Family Law: Dispute Resolution Options in Parenting Plans

Introduction–Three Methods. All parents going through a dissolution learn that the parenting plan required by the Washington State Parenting Act must specify a dispute resolution method as a part of the plan. The dispute resolution section always appears in Part III of the plan, as mandated by the parenting plan form. Note that this section applies only to disputes under the parenting plan, and not disputes about matters such as child support or tax exemption allocation.

The three standard options for dispute resolution are court action, mediation and arbitration. But what are the differences? And what are the pros and cons of selecting one of these three options?

Court Action. Parents always have the right to say that the only dispute resolution mechanism that they want is the use of the court system to adjudicate their differences. One typical reason for this is that one party cannot afford the cost of alternative dispute resolution. In theory, a party representing him or herself may obtain access to the courts free by filing a motion on the Family Law Motions Calendar (or nearly free, allowing for the costs of service and copying). An arbitrator or mediator, in contrast, frequently charges for his or her services at rates of upwards of $100 per hour, with the costs to be divided between the parties in some fashion.

As a practical matter, however, in the event of a serious dispute, a party may be reluctant to take court action without counsel. Also, legal fees borne by a party in post-decree matters can mount much more rapidly than the shared cost of an arbitrator or mediator. So a parenting plan which provides for court action only does, in the event of a serious dispute, leave a party with the alternatives of putting up with a bad situation, plunging into court alone, or spending money on attorney’s fees.

Mediation. A recent authoritative study of the implementation of parenting plan legislation in Washington state found that almost three-quarters of all the plans reviewed by the researcher designated mediation as the method for dispute resolution under the parenting plan. See Not everyone who selects mediation as an option understands what mediation is, however.

In mediation, a neutral third party assists the parents in reaching a voluntary and informed settlement of their parenting differences. Ideally, the parties identify the areas of agreement and disagreement, express his or her own needs, and consider options that meet those needs. The mediator facilitates a fair process and may have no ability, depending on his or her knowledge of family law, to evaluate whether a fair result has been reached.

Here are some issues that should be considered by parties considering mediation:

  • Solutions that parents are able to derive jointly and cooperatively are frequently more satisfying than decisions imposed by an outsider such as a judge.
  • This method of dispute resolution is widely considered to be totally inappropriate for survivors of domestic violence. Many observers also believe that is not the best method when there is a significant power imbalance between the parents, even absent acknowledged domestic violence.
  • Many parents who have used mediation believe that it is expensive, time-consuming, and frequently unsuccessful, especially in complex cases.
  • The background, training, and experience of mediators can vary widely.

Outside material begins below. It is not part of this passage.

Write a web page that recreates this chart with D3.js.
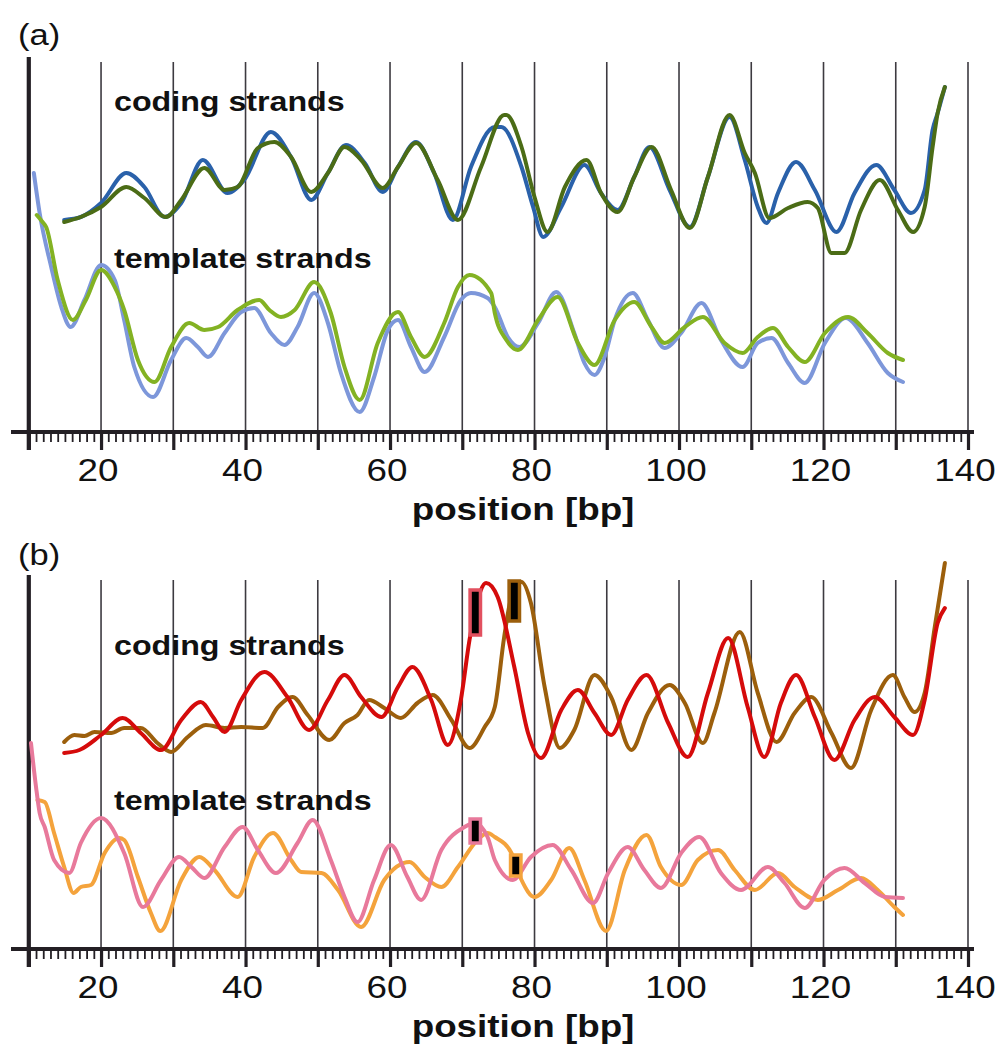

It is also interesting to note that first parenting plans examined in the study cited above were more likely to specify a non-court ordered dispute resolution mechanism than were subsequent plans. The researcher thought that this was related to some parents’ frustration with mediation as a tool.

Arbitration. Only about one percent of parenting plans designate arbitration as the dispute resolution mechanism, and this method is not widely understood. Like mediation, arbitration uses a neutral third party outside the court system. Unlike mediation, however, the arbitrator makes the decision for the parties rather than simply facilitating the parties’ process of decision.

Here are some issues to be considered by parties considering arbitration:

  • The parties still have the right to go to court in the face of an unsatisfactory decision unless they have agreed that the arbitration is to be binding. However, how an experienced arbitrator views a party’s position is frequently a good indication of how the court commissioner or judge will view that party’s position, so the review to review of the decision is not always exercised.
  • Arbitration can be considerably faster than mediation in resolving a dispute
  • Because of its speed, using arbitration can be less costly than extended mediation or a trip into court with an attorney.
  • Arbitration can be very useful in deciding a limited point of contention between parties in general agreement.

It is also possible to mediate to a general agreement, and then agree to arbitrate the remaining points.

Conclusion. When formulating your parenting plan, do not overlook the selection of the method you will use in the future to resolve disputes with your children’s other parent. It is worth some time to make sure you understand the differences between the methods in order to decide which is the best for your own situation.